19December2024

NON-GOVERNMENTAL ORGANIZATION IN SPECIAL CONSULTATIVE STATUS WITH THE ECONOMIC AND SOCIAL COUNCIL OF THE UNITED NATIONS

Arab Spring Must Protect Native Minorities in the Middle East

Geneva, Switzerland

The Syriac Universal Alliance (SUA) gave two rousing speeches at the 18th session of the United Nations Human Rights Council (HRC) in Geneva, Switzerland, on 21 and 23 September 2011.

Both speeches focused on the plight of the Aramean (Syriac) people in Turkey, Syria and Iraq. However, it was the reference to the so-called “Arab Spring” and the lack of true opportunity, freedom or democracy for the Arameans and other minority groups, such as the Armenians, Copts and Greeks, which stirred up most interest.

The SUA’s UN representative, Mr. Basil Oezkaya (see photo), met with diplomats from several countries and attended meetings of the Human Rights Council where discussions were held on indigenous peoples and general human rights issues. In his Statements at the General Debates and in his governmental discussions, Mr Oezkayastressed that the Middle Eastern region has turned into a revolutionary corner and that the SUA asks world governments to take the native minorities with them on the journey towards a better and safer future. In this new world, it is no longer acceptable for nations to cry for freedom and democracy in their streets, while they dismiss the same rights of indigenous minority groups like the Aramean people. Among others, he noted:

 

“... while assisting the dominant majorities in this region, the world continues to ignore the remnants of minority groups like the native Aramean, Coptic, Armenian and Greek Christians who lack international support in their struggle for freedom, equality and justice in the Near East.”

 

In Turkey, the land theft has reached unfathomable proportions. More than 10 million square metres of land has been stolen from the native Arameans in recent years. Their basic human rights, including the freedom of religion and the teaching of their Aramaic language, are not wholly supported by the Turkish Government. Even the recent Turkish Decree on the return of property to Foundations seems to return astonishingly little of land historically and legally belonging to Arameans, Armenians and Greeks, as it focuses neither on pre-1936 land nor on property owned by individuals.

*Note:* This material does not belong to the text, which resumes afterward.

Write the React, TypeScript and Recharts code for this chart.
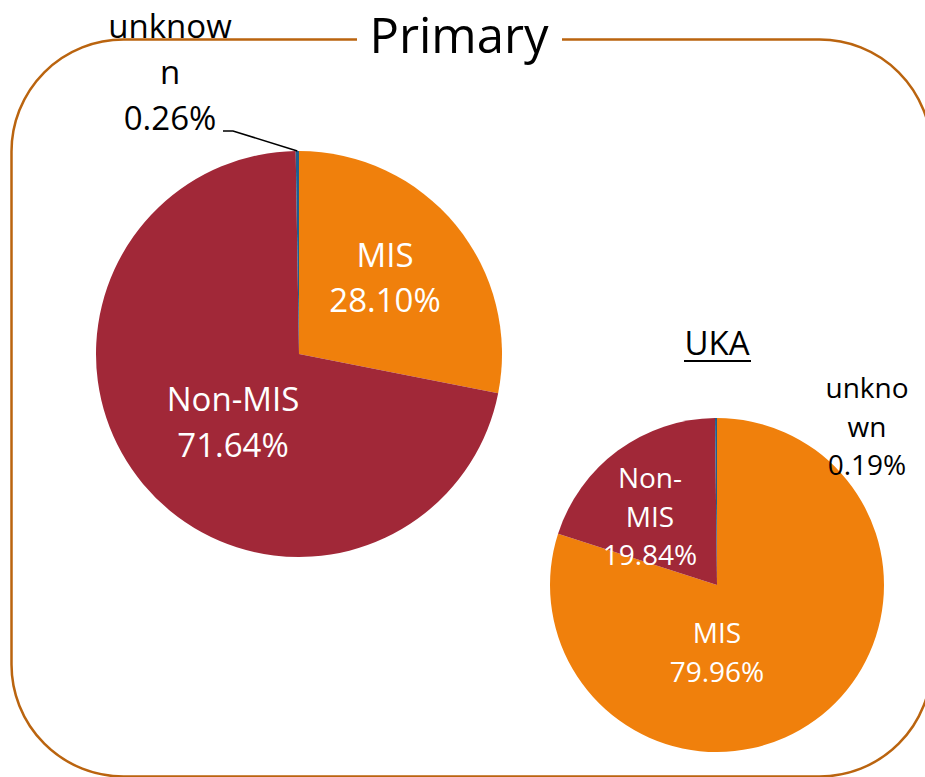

The situation in Iraq is not much better and with the Aramean population significantly dwindling in numbers, by more than half its pre-2003 number, it is the fear of the SUA that things may become worse. The Iraqi government has paid lip service to protecting the Aramean minority and little has been done to curb the terror that specifically targets the local Christians.

In Syria, the Arameans are supportive of democratic change but are also weary of the consequences. No one wants a repeat of Iraq where civil war has destroyed the country and largely turned the native minority groups into refugees, afraid of their lives and insecure about their future.

Mr. Daniel Gabriel, the SUA Human Rights and UN NGO Director, states:

 

“While the media focuses all its energy on the Palestinian search for Statehood and the ‘Arab Spring’, it is the reduced indigenous populations of the Middle East who continue to lose out. Time and time again, the world demands justice, democracy and freedom in the Middle East, but it fails in its obligation to demand the same for the minority groups like the Arameans. Today we barely survive in our homeland. But tomorrow we may silently vanish from existence. The SUA pleads with the global bodies such as the United Nations and the world community and media to prevent this imminent tragedy from happening.”

 

The SUA looks at the current cries of freedom heard across the Middle East and requests pragmatic solutions to the issues at hand. The Arameans are willing to cooperate with governments worldwide in order to bring about a real and all-encompassing “Middle Eastern Spring” that touches every ethnic and religious group across the region.

The SUA urgently calls upon the United Nations, the international community, media outlets and all those concerned with protecting human rights, to recognize the existence of the indigenous Aramean (Syriac) people in order to survive in the ancient land of their ancestors.